Methods — We linked 26 population-based health and administrative databases to identify the population of all LTC residents tested for SARS-Cov-2 infection in Ontario, Canada. Using ensemble-based algorithms, we examined 484 factors, including individual-level demographics, healthcare use, comorbidities, functional status, and laboratory results; and community-level characteristics to identify factors predictive of infection. Analyses were performed separately for January to April (early wave 1) and May to August (late wave 1).
Findings — Among 80,784 LTC residents, 64,757 (80.2%) were tested for SARS-Cov-2 (median age 86 (78–91) years, 30.6% male), of whom 10.2% of 33,519 and 5.2% of 31,238 tested positive in early and late wave 1, respectively.
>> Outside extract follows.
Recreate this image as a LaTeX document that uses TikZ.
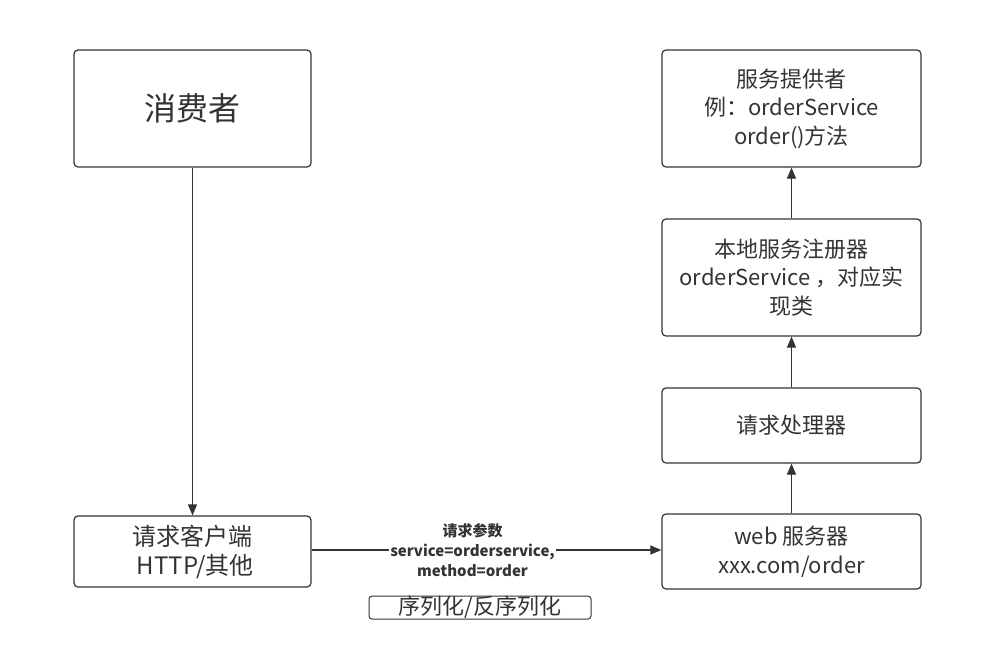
\documentclass[tikz,border=0pt]{standalone}
\usepackage{fontspec}
\setmainfont{Noto Sans CJK SC}
\usetikzlibrary{arrows.meta}
\definecolor{ink}{HTML}{333333}
\tikzset{
  box/.style={draw=ink, line width=1.2pt, rounded corners=4pt, align=center, text=ink, font=\fontsize{22}{28.5}\selectfont, inner sep=0pt},
  conn/.style={draw=ink, line width=1.2pt, -{Triangle[length=11pt,width=9pt]}},
  lbl/.style={fill=white, text=ink, align=center, font=\fontsize{15}{20}\selectfont\bfseries, inner sep=1pt}
}
\begin{document}
\begin{tikzpicture}[x=1pt,y=-1pt]
\useasboundingbox (0,0) rectangle (994,654);
\node[box, minimum width=237pt, minimum height=117pt, font=\fontsize{32}{38}\selectfont] (cons) at (192.5,108.5) {消费者};
\node[box, minimum width=259pt, minimum height=117pt] (prov) at (791.5,108.5) {服务提供者\\例：orderService\\order()方法};
\node[box, minimum width=259pt, minimum height=117pt] (reg) at (791.5,277.5) {本地服务注册器\\orderService ，对应实\\现类};
\node[box, minimum width=259pt, minimum height=75pt] (hand) at (791.5,425.5) {请求处理器};
\node[box, minimum width=259pt, minimum height=75pt] (web) at (791.5,551.5) {web 服务器\\xxx.com/order};
\node[box, minimum width=237pt, minimum height=71pt, font=\fontsize{24}{29}\selectfont] (cli) at (192.5,551.5) {请求客户端\\~HTTP/其他};
\node[box, minimum width=222pt, minimum height=23pt, rounded corners=3pt, line width=1pt, font=\fontsize{22}{22}\selectfont] (ser) at (480,607.5) {序列化/反序列化};
\draw[conn] (cons.south) -- (cli.north);
\draw[conn] (cli.east |- 0,550) -- (web.west |- 0,550) node[lbl, pos=0.46] {请求参数\\service=orderservice,\\method=order};
\draw[conn] (web.north) -- (hand.south);
\draw[conn] (hand.north) -- (reg.south);
\draw[conn] (reg.north) -- (prov.south);
\end{tikzpicture}
\end{document}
In the late phase (when restriction of visitors, closure of communal spaces, and universal masking in LTC were routine), regional-level characteristics comprised 33 of the top 50 factors associated with testing positive, while laboratory values and comorbidities were also predictive. The c-index of the final model was 0.934, and sensitivity was 0.887. In the highest versus lowest risk quartiles, the odds ratio for infection was 114.3 (95% CI 38.6–557.3). LTC-related geographic variations existed in the distribution of observed infection rates and the proportion of residents at highest risk.
Interpretation — Machine learning informed evaluation of predicted and observed risks of SARS-CoV-2 infection at the resident and LTC levels, and may inform initiatives to improve care quality in this setting.